## Given problem
Leave out all pictures and return, exactly as written, the lines from the line containing "Reproduce this chart with D3.js." to the line containing "var yTicks = [0, 50, 100, 150, 200, 250, 300, 350];", both ends kept.

## Listed records
--*--

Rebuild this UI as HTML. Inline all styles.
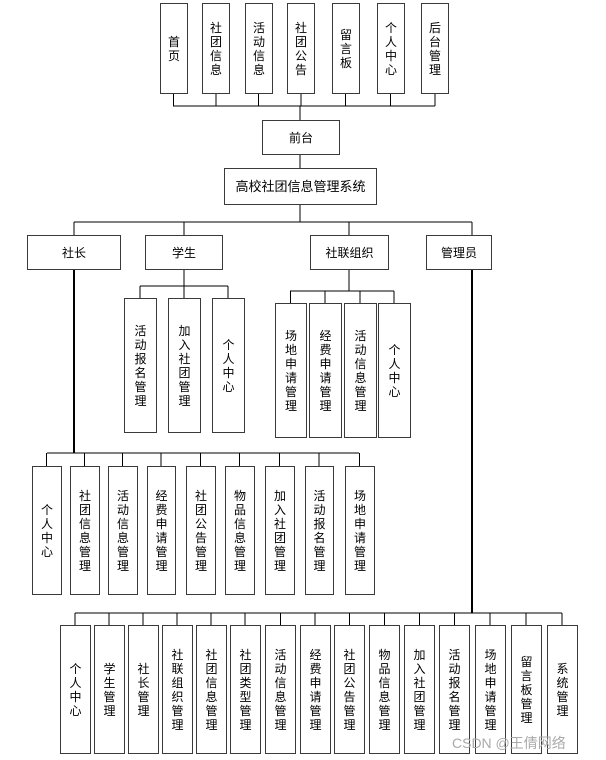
<!DOCTYPE html>
<html><head><meta charset="utf-8"><style>
body{margin:0;width:606px;height:760px;background:#fff;position:relative;overflow:hidden;font-family:"Liberation Sans","Noto Sans CJK SC",sans-serif}
.b{position:absolute;border:1.5px solid #3a3a3a;box-sizing:border-box;background:#fff;display:flex;align-items:center;justify-content:center;text-align:center;font-size:12px;line-height:14px;color:#000}
.v span{display:block;width:12px;word-break:break-all}
svg{position:absolute;left:0;top:0}
.wm{position:absolute;left:452px;top:733px;font-size:14px;color:#aaa;font-family:"Liberation Sans","Noto Sans CJK SC",sans-serif}
</style></head><body>
<svg width="606" height="760">
<g stroke="#000" stroke-width="1" fill="none">
<path d="M173.5 93V106M216 93V106M258.5 93V106M301 93V106M345.5 93V106M390.5 93V106M435 93V106M173 106H435M300 106V120M300 154V168M300 205V222M74 222H472M74 222V235M184 222V235M349 222V235M472 222V235"/>
<path d="M47 453H359M46.5 453V466M84.5 453V466M122.5 453V466M161 453V466M200.5 453V466M239.5 453V466M279.5 453V466M319 453V466M359.5 453V466"/>
<path d="M184 269V286M140 286H228M140 286V298M184 286V298M228 286V298"/>
<path d="M349 269V291M290 291H394M290.5 291V303M325 291V303M360 291V303M394 291V303"/>
<path d="M75 613H562M75 613V625M109 613V625M143 613V625M177 613V625M211 613V625M245 613V625M280.5 613V625M315 613V625M349.5 613V625M384.5 613V625M419.5 613V625M454.5 613V625M490 613V625M526 613V625M562 613V625"/>
</g>
<g stroke="#000" stroke-width="2"><path d="M74 269V453M472 269V613"/></g>
</svg>

<div class="b v" style="left:160px;top:3px;width:28px;height:91px"><span>首页</span></div>
<div class="b v" style="left:202px;top:3px;width:28px;height:91px"><span>社团信息</span></div>
<div class="b v" style="left:245px;top:3px;width:28px;height:91px"><span>活动信息</span></div>
<div class="b v" style="left:287px;top:3px;width:28px;height:91px"><span>社团公告</span></div>
<div class="b v" style="left:332px;top:3px;width:28px;height:91px"><span>留言板</span></div>
<div class="b v" style="left:377px;top:3px;width:28px;height:91px"><span>个人中心</span></div>
<div class="b v" style="left:421px;top:3px;width:28px;height:91px"><span>后台管理</span></div>

<div class="b" style="left:262px;top:120px;width:78px;height:35px">前台</div>
<div class="b" style="left:224px;top:168px;width:153px;height:37px;font-size:13px">高校社团信息管理系统</div>

<div class="b" style="left:27px;top:235px;width:94px;height:35px">社长</div>
<div class="b" style="left:145px;top:235px;width:78px;height:35px">学生</div>
<div class="b" style="left:310px;top:235px;width:79px;height:35px">社联组织</div>
<div class="b" style="left:426px;top:235px;width:66px;height:35px">管理员</div>

<div class="b v" style="left:124px;top:298px;width:33px;height:135px"><span>活动报名管理</span></div>
<div class="b v" style="left:168px;top:298px;width:33px;height:135px"><span>加入社团管理</span></div>
<div class="b v" style="left:212px;top:298px;width:33px;height:135px"><span>个人中心</span></div>

<div class="b v" style="left:275px;top:303px;width:32px;height:135px"><span>场地申请管理</span></div>
<div class="b v" style="left:309px;top:303px;width:33px;height:135px"><span>经费申请管理</span></div>
<div class="b v" style="left:344px;top:303px;width:33px;height:135px"><span>活动信息管理</span></div>
<div class="b v" style="left:378px;top:303px;width:33px;height:135px"><span>个人中心</span></div>

<div class="b v" style="left:32px;top:466px;width:30px;height:129px"><span>个人中心</span></div>
<div class="b v" style="left:70px;top:466px;width:30px;height:129px"><span>社团信息管理</span></div>
<div class="b v" style="left:108px;top:466px;width:30px;height:129px"><span>活动信息管理</span></div>
<div class="b v" style="left:147px;top:466px;width:29px;height:129px"><span>经费申请管理</span></div>
<div class="b v" style="left:186px;top:466px;width:30px;height:129px"><span>社团公告管理</span></div>
<div class="b v" style="left:225px;top:466px;width:30px;height:129px"><span>物品信息管理</span></div>
<div class="b v" style="left:265px;top:466px;width:30px;height:129px"><span>加入社团管理</span></div>
<div class="b v" style="left:305px;top:466px;width:29px;height:129px"><span>活动报名管理</span></div>
<div class="b v" style="left:345px;top:466px;width:30px;height:129px"><span>场地申请管理</span></div>

<div class="b v" style="left:60px;top:625px;width:31px;height:129px"><span>个人中心</span></div>
<div class="b v" style="left:94px;top:625px;width:31px;height:129px"><span>学生管理</span></div>
<div class="b v" style="left:128px;top:625px;width:31px;height:129px"><span>社长管理</span></div>
<div class="b v" style="left:162px;top:625px;width:31px;height:129px"><span>社联组织管理</span></div>
<div class="b v" style="left:196px;top:625px;width:31px;height:129px"><span>社团信息管理</span></div>
<div class="b v" style="left:230px;top:625px;width:31px;height:129px"><span>社团类型管理</span></div>
<div class="b v" style="left:265px;top:625px;width:31px;height:129px"><span>活动信息管理</span></div>
<div class="b v" style="left:300px;top:625px;width:31px;height:129px"><span>经费申请管理</span></div>
<div class="b v" style="left:334px;top:625px;width:31px;height:129px"><span>社团公告管理</span></div>
<div class="b v" style="left:369px;top:625px;width:31px;height:129px"><span>物品信息管理</span></div>
<div class="b v" style="left:404px;top:625px;width:31px;height:129px"><span>加入社团管理</span></div>
<div class="b v" style="left:439px;top:625px;width:31px;height:129px"><span>活动报名管理</span></div>
<div class="b v" style="left:475px;top:625px;width:31px;height:129px"><span>场地申请管理</span></div>
<div class="b v" style="left:511px;top:625px;width:31px;height:129px"><span>留言板管理</span></div>
<div class="b v" style="left:547px;top:625px;width:31px;height:129px"><span>系统管理</span></div>

<div class="wm">CSDN @王倩网络</div>
</body></html>
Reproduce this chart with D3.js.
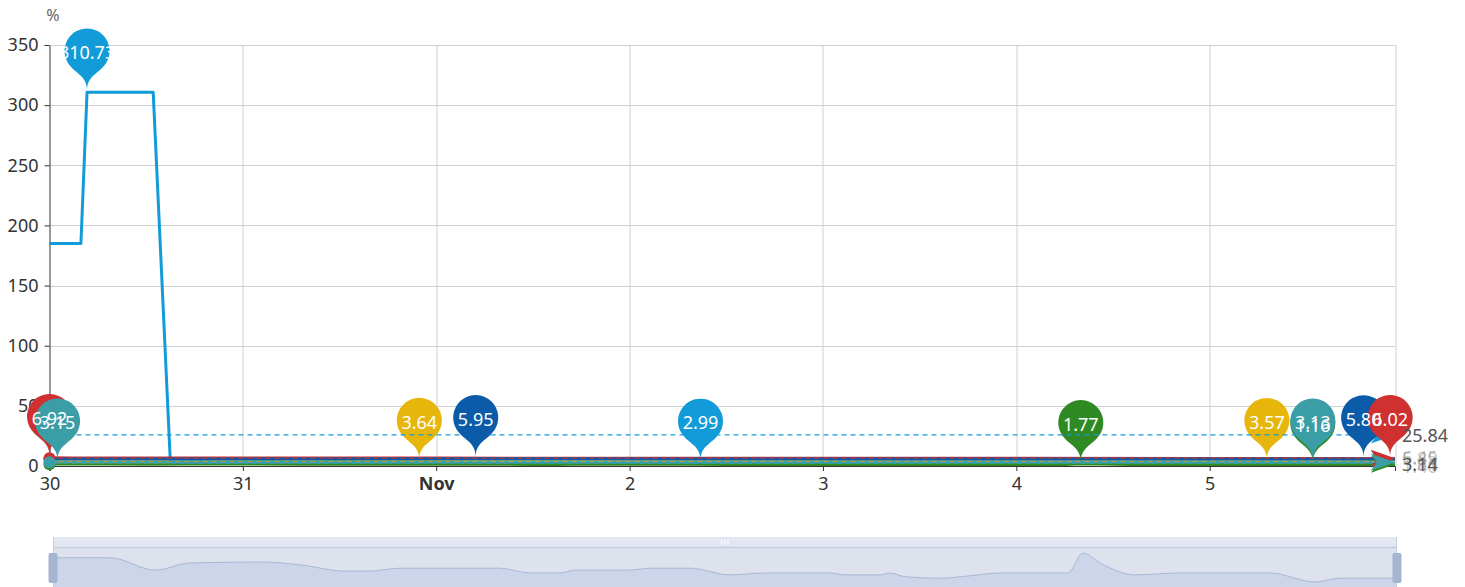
<!DOCTYPE html>
<html>
<head>
<meta charset="utf-8">
<script src="https://cdn.jsdelivr.net/npm/d3@7"></script>
<style>
  html, body { margin: 0; padding: 0; background: #fff; }
  svg { display: block; font-family: "Noto Sans", sans-serif; }
</style>
</head>
<body>
<svg id="chart" width="1465" height="587"></svg>
<script>
// hours after 30 Oct 00:00, values in %
var greenHours = [0, 7.1, 12.7, 17, 26, 30.7, 36.3, 39.4, 43.1, 55.5, 59.3, 63, 64.9, 71.7, 74.2, 79.2, 84.1, 88.5, 96.5, 98.4, 102.8, 104, 105.9, 110.2, 113.9, 117.7, 126.1, 128, 130.1, 134.4, 140, 151.2, 156.8, 159.9, 167];
var greenValues = [1.67, 1.67, 1.41, 1.56, 1.58, 1.52, 1.39, 1.39, 1.45, 1.45, 1.35, 1.35, 1.41, 1.41, 1.45, 1.45, 1.31, 1.35, 1.35, 1.31, 1.31, 1.35, 1.27, 1.24, 1.29, 1.35, 1.35, 1.77, 1.56, 1.31, 1.35, 1.35, 1.16, 1.24, 1.24];
var yellowHours = [0, 24, 45.9, 72, 100, 130, 151.1, 167];
var yellowValues = [3.6, 3.61, 3.64, 3.62, 3.6, 3.59, 3.57, 3.6];
var lightBlueHours = [0, 3.9, 4.66, 12.87, 15, 24, 48, 80.8, 110, 140, 167];
var lightBlueValues = [185, 185, 310.73, 310.73, 3.2, 3.1, 3.05, 2.99, 3.04, 3.08, 3.1];
var darkBlueHours = [0, 24, 52.9, 80, 110, 140, 163.1, 167];
var darkBlueValues = [5.9, 5.91, 5.95, 5.9, 5.88, 5.86, 5.8, 5.84];
var redHours = [0, 3, 24, 48, 72, 96, 120, 144, 160, 166.4, 167];
var redValues = [6.92, 6.7, 6.6, 6.55, 6.5, 6.45, 6.4, 6.3, 6.15, 6.02, 6.05];
var tealHours = [0, 1, 24, 60, 100, 130, 156.8, 167];
var tealValues = [3.14, 3.15, 3.14, 3.14, 3.14, 3.14, 3.13, 3.14];

var averages = [1.40, 3.61, 25.84, 5.89, 6.45, 3.14];
var tickLabels = ["30", "31", "Nov", "2", "3", "4", "5"];
var yTicks = [0, 50, 100, 150, 200, 250, 300, 350];

var seriesHours = [greenHours, yellowHours, lightBlueHours, darkBlueHours, redHours, tealHours];
var seriesValues = [greenValues, yellowValues, lightBlueValues, darkBlueValues, redValues, tealValues];
var colors = ["#2f8a23", "#e6b60c", "#129bd9", "#0b5ba8", "#cf3030", "#3b9da6"];
var lineOrder = [0, 1, 2, 4, 3, 5];

var start = Date.UTC(2023, 9, 30);
function toDate(h) { return new Date(start + h * 3600e3); }

var svg = d3.select("#chart");
var margin = { top: 45, left: 49.5, right: 70, bottom: 121 };
var width = 1395 - margin.left,
    height = 466 - margin.top;

var x = d3.scaleUtc().domain([toDate(0), toDate(167)]).range([0, width]);
var y = d3.scaleLinear().domain([0, 350]).range([height, 0]);

var g = svg.append("g")
    .attr("transform", "translate(" + margin.left + "," + margin.top + ")");

var dayTicks = tickLabels.map(function(d, i) { return toDate(i * 24); });

// grid
g.append("g").selectAll("line").data(yTicks.slice(1)).enter().append("line")
    .attr("x1", 0).attr("x2", width)
    .attr("y1", function(d) { return Math.round(y(d)) + 0.5; })
    .attr("y2", function(d) { return Math.round(y(d)) + 0.5; })
    .attr("stroke", "#d0d0d0");
g.append("g").selectAll("line").data(dayTicks.slice(1).concat([toDate(167)])).enter().append("line")
    .attr("x1", function(d) { return Math.round(x(d)) + 0.5; })
    .attr("x2", function(d) { return Math.round(x(d)) + 0.5; })
    .attr("y1", 0).attr("y2", height)
    .attr("stroke", "#d0d0d0");

// axes
var xAxis = g.append("g")
    .attr("transform", "translate(0," + height + ")")
    .call(d3.axisBottom(x).tickValues(dayTicks).tickSize(5).tickPadding(6)
      .tickFormat(function(d, i) { return tickLabels[i]; }));
xAxis.select(".domain").attr("stroke", "#333");
xAxis.selectAll(".tick line").attr("stroke", "#333");
xAxis.selectAll("text").attr("fill", "#333").style("font-size", "18px")
    .style("font-family", "Noto Sans")
    .style("font-weight", function(d, i) { return tickLabels[i] === "Nov" ? "bold" : "normal"; });

var yAxis = g.append("g")
    .call(d3.axisLeft(y).tickValues(yTicks).tickSize(5).tickPadding(6).tickSizeOuter(0));
yAxis.select(".domain").attr("stroke", "#333");
yAxis.selectAll(".tick line").attr("stroke", "#333");
yAxis.selectAll("text").attr("fill", "#333").style("font-size", "18px").style("font-family", "Noto Sans");

svg.append("text").attr("x", 53).attr("y", 21).attr("text-anchor", "middle")
    .attr("fill", "#666").style("font-size", "16px").text("%");

function pinPath(px, py, w, h) {
  var r = w / 2, dy = r * r / (h - r), cy = py - h + r + dy;
  var a = Math.asin(dy / r), dx = Math.cos(a) * r;
  var tx = Math.sin(a), ty = Math.cos(a), cp = r * 0.6, cp2 = r * 0.7;
  var p = d3.path();
  p.moveTo(px - dx, cy + dy);
  p.arc(px, cy, r, Math.PI - a, Math.PI * 2 + a);
  p.bezierCurveTo(px + dx - tx * cp, cy + dy + ty * cp, px, py - cp2, px, py);
  p.bezierCurveTo(px, py - cp2, px - dx + tx * cp, cy + dy + ty * cp, px - dx, cy + dy);
  p.closePath();
  return p.toString();
}

function arrowPath(px, py, len, half) {
  return "M" + px + "," + py + "L" + (px - len) + "," + (py - half) +
    "L" + (px - len * 0.75) + "," + py + "L" + (px - len) + "," + (py + half) + "Z";
}

var line = d3.line()
    .x(function(d) { return x(toDate(d[0])); })
    .y(function(d) { return y(d[1]); });

// series lines
lineOrder.forEach(function(s) {
  var vals = seriesValues[s];
  var pts = seriesHours[s].map(function(h, i) { return [h, vals[i]]; });
  g.append("path").datum(pts)
      .attr("d", line)
      .attr("fill", "none")
      .attr("stroke", colors[s])
      .attr("stroke-width", 3)
      .attr("stroke-linejoin", "round");
});

// average mark lines and max / min pins
var pinLabels = [];
seriesHours.forEach(function(hours, s) {
  var vals = seriesValues[s];
  var sg = g.append("g");
  var ay = y(averages[s]);
  sg.append("line")
      .attr("x1", 0).attr("x2", width - 12)
      .attr("y1", ay).attr("y2", ay)
      .attr("stroke", colors[s]).attr("stroke-width", 1.2)
      .attr("stroke-dasharray", "5,4");
  sg.append("circle").attr("cx", 0).attr("cy", ay).attr("r", 6).attr("fill", colors[s]);
  sg.append("path").attr("d", arrowPath(width, ay, 24, 8.5)).attr("fill", colors[s]);

  var iMax = d3.maxIndex(vals), iMin = d3.minIndex(vals);
  [iMax, iMin].forEach(function(i) {
    var px = x(toDate(hours[i])), py = y(vals[i]) - 2;
    sg.append("path").attr("d", pinPath(px, py, 45, 72)).attr("fill", colors[s]);
    pinLabels.push({ x: px, y: py - 38, text: d3.format(".2f")(vals[i]) });
  });
});

g.append("g").selectAll("text").data(pinLabels).enter().append("text")
    .attr("x", function(d) { return d.x; })
    .attr("y", function(d) { return d.y; })
    .attr("text-anchor", "middle")
    .attr("dominant-baseline", "central")
    .attr("fill", "#fff")
    .style("font-size", "18px")
    .text(function(d) { return d.text; });

// average labels, drawn so the teal one ends on top
g.append("g").selectAll("text").data(averages).enter().append("text")
    .attr("x", width + 7)
    .attr("y", function(d) { return d > 20 ? y(d) : d > 5 ? y(d) - 1 : y(d) + 2; })
    .attr("dominant-baseline", "central")
    .attr("fill", "#555")
    .attr("fill-opacity", function(d, i) { return i === 5 || d > 20 ? 1 : 0.35; })
    .style("font-size", "18px")
    .text(function(d) { return d3.format(".2f")(d); });

// data zoom slider
var zx0 = 53, zx1 = 1397;
var zoom = svg.append("g");
zoom.append("rect").attr("x", zx0).attr("y", 537).attr("width", zx1 - zx0).attr("height", 10).attr("fill", "#e3e7f3");
zoom.append("rect").attr("x", zx0).attr("y", 547).attr("width", zx1 - zx0).attr("height", 45).attr("fill", "#dee2ed");

var gExt = d3.extent(greenValues), pad = (gExt[1] - gExt[0]) * 0.3;
var sx = d3.scaleUtc().domain(x.domain()).range([zx0, zx1]);
var sy = d3.scaleLinear().domain([gExt[0] - pad, gExt[1] + pad]).range([590.7, 544.3]);
var shadowPts = greenHours.map(function(h, i) { return [h, greenValues[i]]; });
zoom.append("path").datum(shadowPts)
    .attr("d", d3.area().curve(d3.curveMonotoneX)
      .x(function(d) { return sx(toDate(d[0])); })
      .y0(600).y1(function(d) { return sy(d[1]); }))
    .attr("fill", "#ccd5e9");
zoom.append("path").datum(shadowPts)
    .attr("d", d3.line().curve(d3.curveMonotoneX)
      .x(function(d) { return sx(toDate(d[0])); })
      .y(function(d) { return sy(d[1]); }))
    .attr("fill", "none").attr("stroke", "#a9b7d6").attr("stroke-width", 1);
zoom.append("line").attr("x1", zx0).attr("x2", zx1).attr("y1", 547.5).attr("y2", 547.5)
    .attr("stroke", "#c6cde0").attr("stroke-width", 1.5);
zoom.append("line").attr("x1", zx0 + 0.5).attr("x2", zx0 + 0.5).attr("y1", 537).attr("y2", 587).attr("stroke", "#c6cde0");
zoom.append("line").attr("x1", zx1 - 0.5).attr("x2", zx1 - 0.5).attr("y1", 537).attr("y2", 587).attr("stroke", "#c6cde0");
[zx0, zx1].forEach(function(hx) {
  zoom.append("rect").attr("x", hx - 4.5).attr("y", 553).attr("width", 9).attr("height", 30)
      .attr("rx", 2).attr("fill", "#a5b5d2");
});
[-3, 0, 3].forEach(function(o) {
  zoom.append("rect").attr("x", (zx0 + zx1) / 2 + o - 0.75).attr("y", 539.5).attr("width", 1.5).attr("height", 5)
      .attr("fill", "#f7f9fc");
});
</script>
</body>
</html>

--*--

## Output for this task
Reproduce this chart with D3.js.
<!DOCTYPE html>
<html>
<head>
<meta charset="utf-8">
<script src="https://cdn.jsdelivr.net/npm/d3@7"></script>
<style>
  html, body { margin: 0; padding: 0; background: #fff; }
  svg { display: block; font-family: "Noto Sans", sans-serif; }
</style>
</head>
<body>
<svg id="chart" width="1465" height="587"></svg>
<script>
// hours after 30 Oct 00:00, values in %
var greenHours = [0, 7.1, 12.7, 17, 26, 30.7, 36.3, 39.4, 43.1, 55.5, 59.3, 63, 64.9, 71.7, 74.2, 79.2, 84.1, 88.5, 96.5, 98.4, 102.8, 104, 105.9, 110.2, 113.9, 117.7, 126.1, 128, 130.1, 134.4, 140, 151.2, 156.8, 159.9, 167];
var greenValues = [1.67, 1.67, 1.41, 1.56, 1.58, 1.52, 1.39, 1.39, 1.45, 1.45, 1.35, 1.35, 1.41, 1.41, 1.45, 1.45, 1.31, 1.35, 1.35, 1.31, 1.31, 1.35, 1.27, 1.24, 1.29, 1.35, 1.35, 1.77, 1.56, 1.31, 1.35, 1.35, 1.16, 1.24, 1.24];
var yellowHours = [0, 24, 45.9, 72, 100, 130, 151.1, 167];
var yellowValues = [3.6, 3.61, 3.64, 3.62, 3.6, 3.59, 3.57, 3.6];
var lightBlueHours = [0, 3.9, 4.66, 12.87, 15, 24, 48, 80.8, 110, 140, 167];
var lightBlueValues = [185, 185, 310.73, 310.73, 3.2, 3.1, 3.05, 2.99, 3.04, 3.08, 3.1];
var darkBlueHours = [0, 24, 52.9, 80, 110, 140, 163.1, 167];
var darkBlueValues = [5.9, 5.91, 5.95, 5.9, 5.88, 5.86, 5.8, 5.84];
var redHours = [0, 3, 24, 48, 72, 96, 120, 144, 160, 166.4, 167];
var redValues = [6.92, 6.7, 6.6, 6.55, 6.5, 6.45, 6.4, 6.3, 6.15, 6.02, 6.05];
var tealHours = [0, 1, 24, 60, 100, 130, 156.8, 167];
var tealValues = [3.14, 3.15, 3.14, 3.14, 3.14, 3.14, 3.13, 3.14];

var averages = [1.40, 3.61, 25.84, 5.89, 6.45, 3.14];
var tickLabels = ["30", "31", "Nov", "2", "3", "4", "5"];
var yTicks = [0, 50, 100, 150, 200, 250, 300, 350];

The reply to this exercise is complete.